Leadership Council for Human Rights

~ Feet in the mud, head in the sky ~

Tuesday, July 11, 2006

Turkey is Encouraged by UNICEF to Teach in Kurdish

As reported by Emma Ross-Thomas for the Turkish Daily News, “the United Nations Children’s Fund’s (UNICEF) deputy chief urged Turkey to try out teaching its Kurdish children in Kurdish.” Thomas reports that “speaking Kurdish in public used to be forbidden in Turkey and although bans on broadcasting have been eased in line with demands from the European Union, it remains a highly charged political issue.”

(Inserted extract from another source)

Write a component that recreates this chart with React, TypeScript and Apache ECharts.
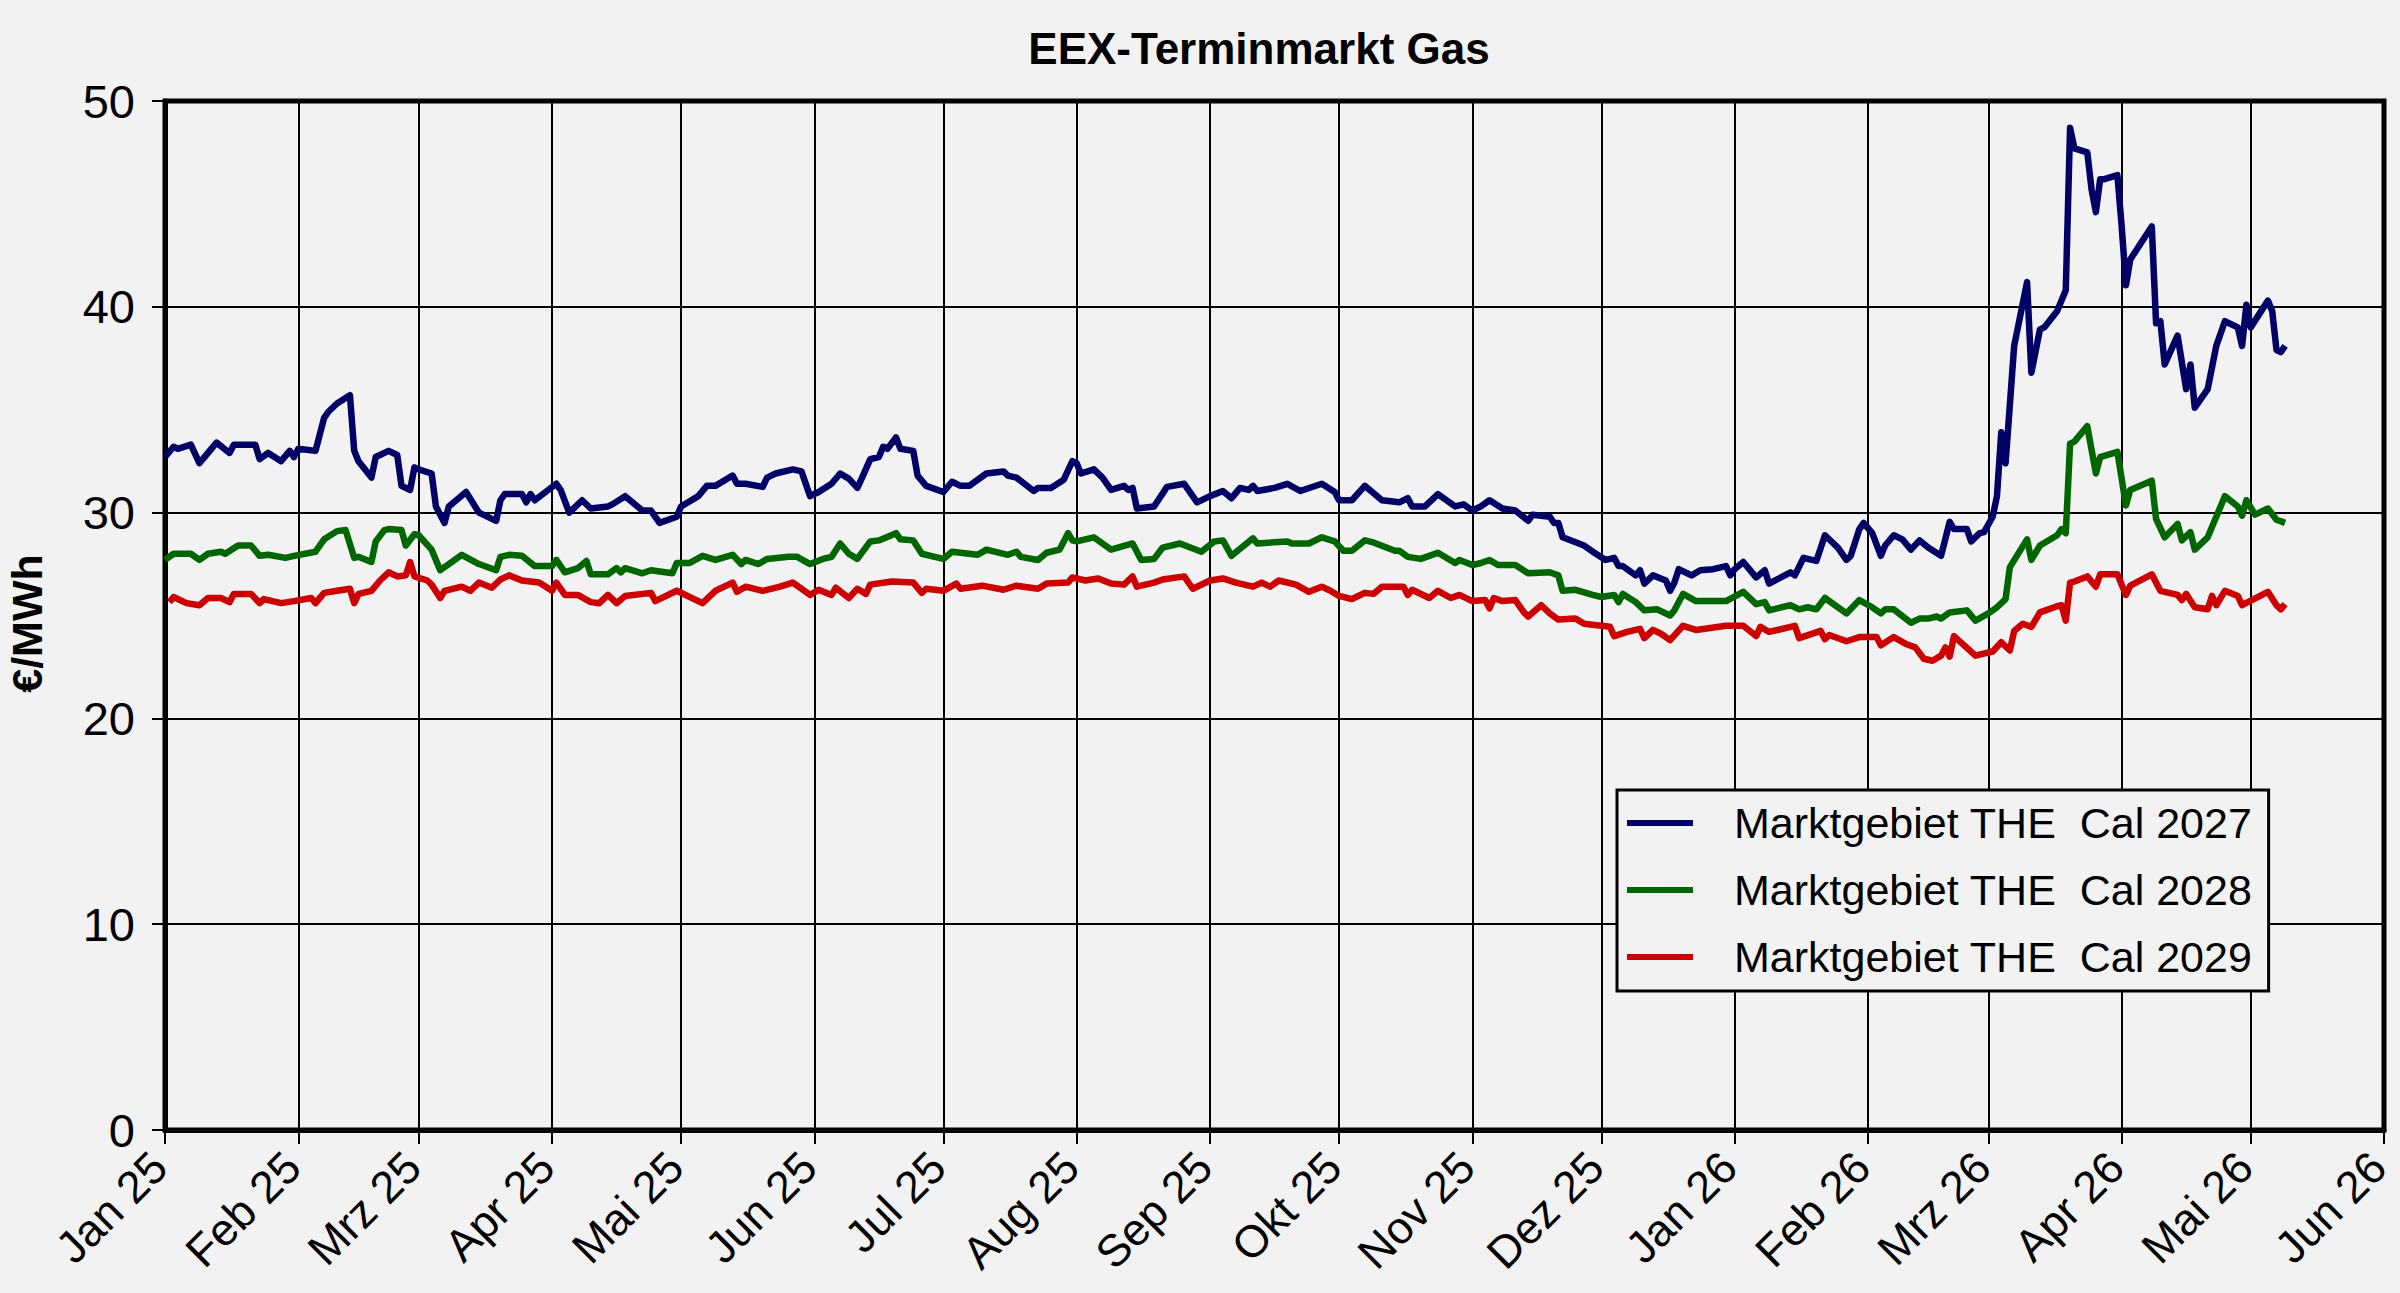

“International examples have indicated that it would improve educational standards if children were taught in their mother tongue,” Thomas reports. Turkey has a “primary education enrolment ratio of 90 percent, which slumps to 55 percent in secondary school,” Thomas reports, and “literacy rates stand at 95 percent for men and 80 percent for women.” However, “those figures hide a huge divide between prosperous western Turkey and the poor mainly Kurdish southeast,” reports Thomas.

In her report Thomas says that “for decades Ankara denied the existence of the Kurds as an ethnic group.” The European Union, which started accession talks with Turkey last year, has “criticized Turkey for not doing enough for Kurdish cultural rights,” she says.